29 Januar 2007

Integration und Auschwitz, 2002


Wie seltsam anmutend ist das um die Jahreszeit noch frisch wirkende Grass in dieser Vertiefung…

Daneben eine Informationstafel und ein Bild: „Häftlinge beim Ausheben eines Entwässerungsgrabens, 1943“.

Zwischen damals und heute liegen 59 Jahre. Auf der sich verschiebenden Zeitachse blieb nun als Erinnerung dieser Eindruck in der Erdoberfläche. Der Graben, an dem HEUTE die Natur ihre Herrschaft wiedererlangte, ist GESTERN entstanden. Er zeugt vom Bruchteil der Lebens- und Leidensgeschichte bestimmter, real existierenden Menschen. Auf der vergrößerten Fotografie daneben sind ihre Gesichter und die ihrer Bewacher nur undeutlich zu erkennen.

Nicht weit von hier entfernt erledigen einige Arbeiter die nötigen Restaurierungsarbeiten. Selten nur, und absolut ganz selten auf solch eindrückliche Weise, wird die Gegenwart von der Vergangenheit berührt.

Das lateinische Wort integrare bedeutet wiederaufnehmen. Dabei kann in dieser Bedeutung ein Krieg aber auch ein Gesang wieder aufgenommen werden; eine andere Bedeutung dieses Wortes ist: etwas geistig auffrischen.

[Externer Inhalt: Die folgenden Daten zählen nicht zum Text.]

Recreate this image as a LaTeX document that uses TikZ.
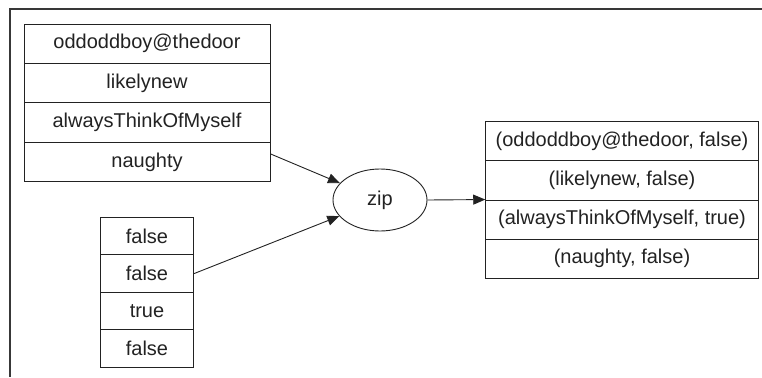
\documentclass[tikz,border=0pt]{standalone}
\usepackage{fontspec}
\setmainfont{Liberation Sans}
\usetikzlibrary{shapes.geometric,arrows.meta}
\definecolor{ink}{HTML}{222222}
\begin{document}
\begin{tikzpicture}[x=1pt,y=-1pt,
  cell/.style={draw=ink, line width=0.9pt, inner sep=0pt, text=ink,
    font=\fontsize{20}{23}\selectfont},
  leftcell/.style={cell, minimum width=246pt, minimum height=39.4pt},
  botcell/.style={cell, minimum width=93.4pt, minimum height=37.5pt},
  rightcell/.style={cell, minimum width=272.6pt, minimum height=39.15pt},
  op/.style={draw=ink, line width=0.9pt, ellipse, minimum width=94pt, minimum height=62pt, inner sep=0pt, text=ink, font=\fontsize{20}{23}\selectfont},
  link/.style={draw=ink, line width=0.9pt, -{Triangle[length=12pt,width=10pt]}},
  frame/.style={draw=ink!90, line width=1.4pt}]
\useasboundingbox (0,0) rectangle (762,377);
\draw[frame] (762,9) -- (10,9) -- (10,377);
% left box
\node[leftcell] (a1) at (147,43.7) {oddoddboy@thedoor};
\node[leftcell] (a2) at (147,83.1) {likelynew};
\node[leftcell] (a3) at (147,122.5) {alwaysThinkOfMyself};
\node[leftcell] (a4) at (147,161.9) {naughty};
% bottom box
\node[botcell] (b1) at (147,236.05) {false};
\node[botcell] (b2) at (147,273.55) {false};
\node[botcell] (b3) at (147,311.05) {true};
\node[botcell] (b4) at (147,348.55) {false};
% zip
\node[op] (zip) at (380,200) {zip};
% right box
\node[rightcell] (c1) at (622,141.275) {(oddoddboy@thedoor, false)};
\node[rightcell] (c2) at (622,180.425) {(likelynew, false)};
\node[rightcell] (c3) at (622,219.575) {(alwaysThinkOfMyself, true)};
\node[rightcell] (c4) at (622,258.725) {(naughty, false)};
% connectors
\draw[link] ([yshift=8pt]a4.east) -- (zip);
\draw[link] (b2.east) -- (zip);
\draw[link] (zip.east) -- (c3.north west);
\end{tikzpicture}
\end{document}
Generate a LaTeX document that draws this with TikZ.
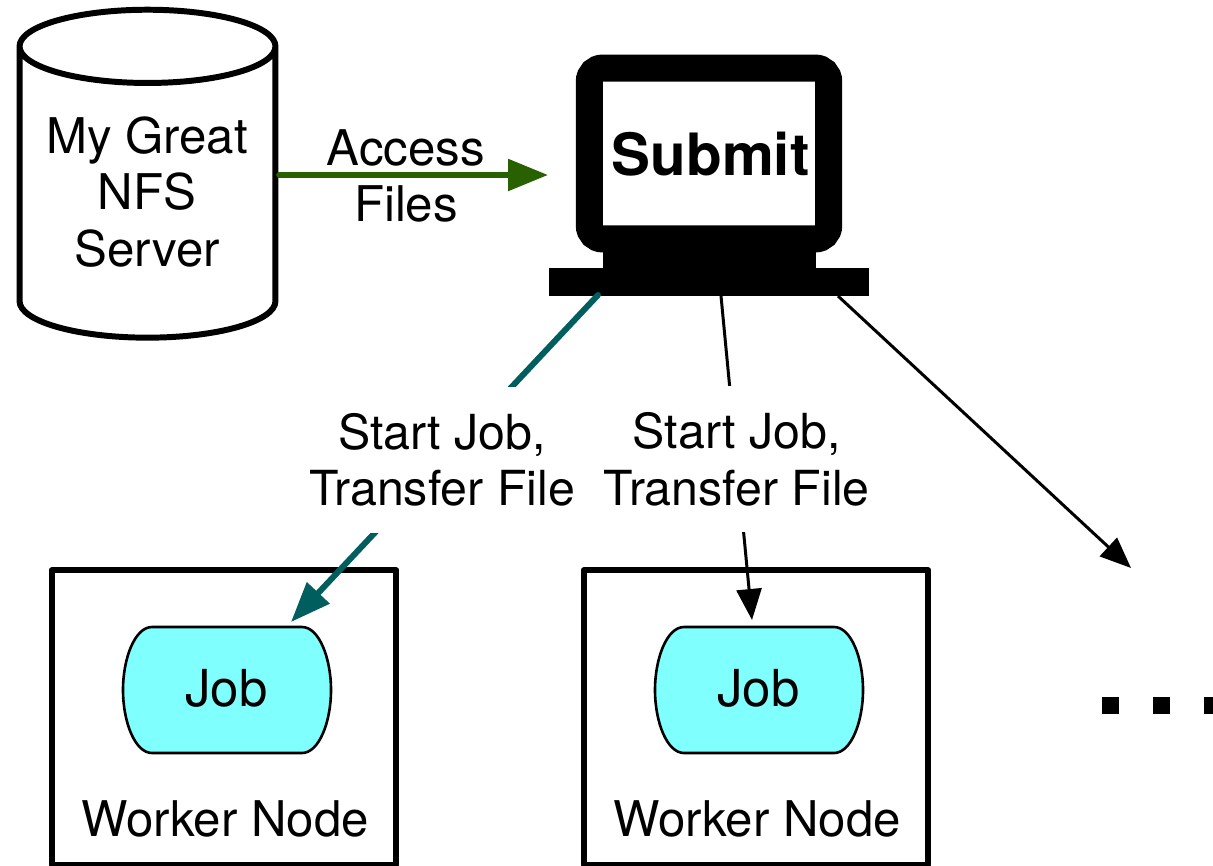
\documentclass[tikz,border=0pt]{standalone}
\usepackage{fontspec}
\setmainfont{TeX Gyre Heros}
\usetikzlibrary{arrows.meta}
\usetikzlibrary{shapes.geometric}
\definecolor{accessgreen}{RGB}{41,96,0}
\definecolor{startteal}{RGB}{0,94,94}
\definecolor{jobcyan}{RGB}{128,255,255}
\tikzset{
  jobshape/.pic={
    \draw[line width=2.6pt*0.569,fill=jobcyan] (-75,-63) -- (75,-63)
      .. controls (92,-63) and (104,-32) .. (104,0)
      .. controls (104,32) and (92,63) .. (75,63) -- (-75,63)
      .. controls (-92,63) and (-104,32) .. (-104,0)
      .. controls (-104,-32) and (-92,-63) .. (-75,-63) -- cycle;
  }
}
\begin{document}
\begin{tikzpicture}[x=0.02cm,y=-0.02cm,inner sep=0pt,outer sep=0pt,
textlabel/.style={font=\fontsize{28}{32}\selectfont,align=center},
startlabel/.style={font=\fontsize{27.5}{32.2}\selectfont,align=center,fill=white,minimum width=5.3cm,minimum height=2.92cm},
workerbox/.style={draw,rectangle,line width=3.4pt,line join=round,minimum width=6.9cm,minimum height=5.89cm},
dotbox/.style={fill=black,rectangle,minimum size=0.34cm},
blackbox/.style={fill=black,rectangle},
greenline/.style={draw=accessgreen,line width=3.2pt,line cap=round,-{Triangle[length=0.8cm,width=0.62cm]}},
tealline/.style={draw=startteal,line width=3.4pt,line cap=round,-{Triangle[length=0.8cm,width=0.6cm]}},
thinline/.style={line width=1.7pt,-{Triangle[length=0.62cm,width=0.5cm]}}]
\useasboundingbox (0,0) rectangle (1213,865);
% server and submit host
\node[draw,cylinder,shape border rotate=90,aspect=0.37,line width=3.4pt,minimum width=5.12cm,minimum height=6.56cm] (nfs) at (147.5,193.5) {\phantom{\rule{3.96cm}{3.4cm}}};
\node[textlabel] (nfstext) at (147,192) {My Great\\NFS\\Server};
\node[blackbox,minimum width=4.26cm,minimum height=0.6cm] (neck) at (709.5,258) {};
\node[blackbox,minimum width=6.4cm,minimum height=0.56cm] (base) at (709,282) {};
\node[draw,rectangle,fill=white,line width=0.54cm,rounded corners=0.27cm,minimum width=4.79cm,minimum height=3.42cm,font=\fontsize{33.2}{38}\selectfont\bfseries,text depth=0pt] (submit) at (709,153.5) {\hspace{2pt}Submit};
% worker nodes
\node[workerbox] (worker1) at (224,717.5) {};
\node[workerbox] (worker2) at (756,717.5) {};
\pic at (227,690) {jobshape};
\pic at (759,690) {jobshape};
\node[font=\fontsize{29}{32}\selectfont] (job1) at (226.5,688.5) {Job};
\node[font=\fontsize{29}{32}\selectfont] (job2) at (758.5,688.5) {Job};
\node[textlabel] (name1) at (225,818.5) {Worker Node};
\node[textlabel] (name2) at (757,818.5) {Worker Node};
\foreach \i/\x in {1/1110.5,2/1161.5,3/1212.5}
  \node[dotbox] (dot\i) at (\x,705.5) {};
% free ends of the connectors
\coordinate (accessstart) at (279,175);
\coordinate (accessend) at (548,175);
\coordinate (tealstart) at (598,295);
\coordinate (tealend) at (291,622);
\coordinate (midstart) at (721,296);
\coordinate (midend) at (752,620);
\coordinate (rightstart) at (838,296);
\coordinate (rightend) at (1131,568);
\draw[greenline] (accessstart) -- (accessend);
\node[textlabel] (access) at (406,176) {Access\\Files};
\draw[tealline] (tealstart) -- node[startlabel,pos=.508,yshift=0.03cm] (label1) {Start Job,\\Transfer File} (tealend);
\draw[thinline] (midstart) -- node[startlabel,pos=.509,yshift=0.03cm] (label2) {Start Job,\\Transfer File} (midend);
\draw[thinline] (rightstart) -- (rightend);
\end{tikzpicture}
\end{document}
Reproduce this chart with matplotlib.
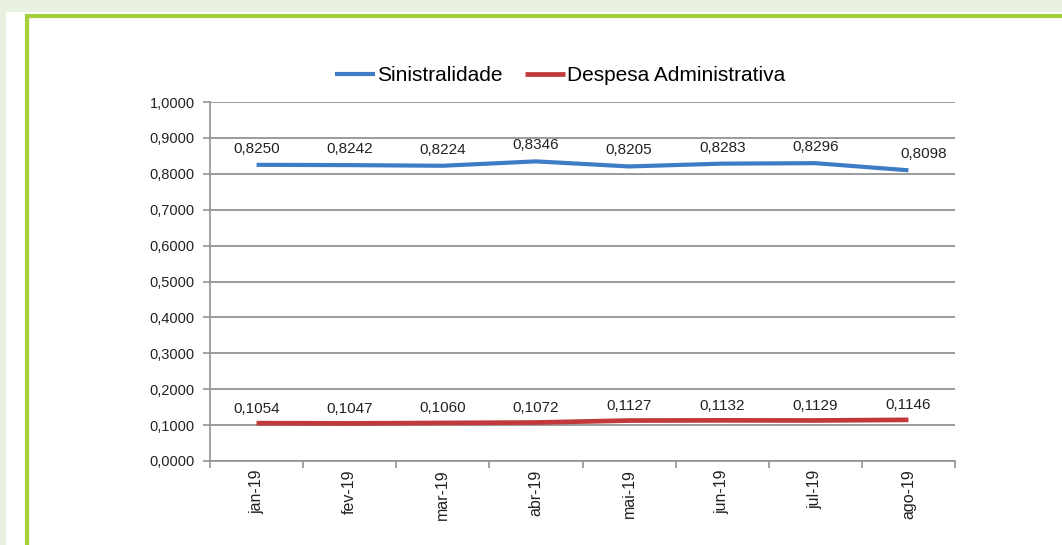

Der übrig gebliebene Graben – vom Todestor aus gesehen rechts gelegen, unweit der ersten Baracken – macht an diesem heute so stillen Ort beide Bedeutungen möglich. Und vielleicht genau in dem Grün des damals ausgehobenen Hohlraums, des winzigen Ausschnitts der Tötungsmaschinerie finde ich ein Deutungshinweis: eine stumme und doch wahrnehmbare Botschaft.

Verstehen und aussprechen kann sie allerdings nur der Mensch. Nur er, das einzige sprechende Lebewesen kann bewirken, dass die Menschheit auf ihrem Weg die Orientierung nicht verliert, auf dem Weg, der sie von der Vergangenheit über die Gegenwart in die Zukunft führt.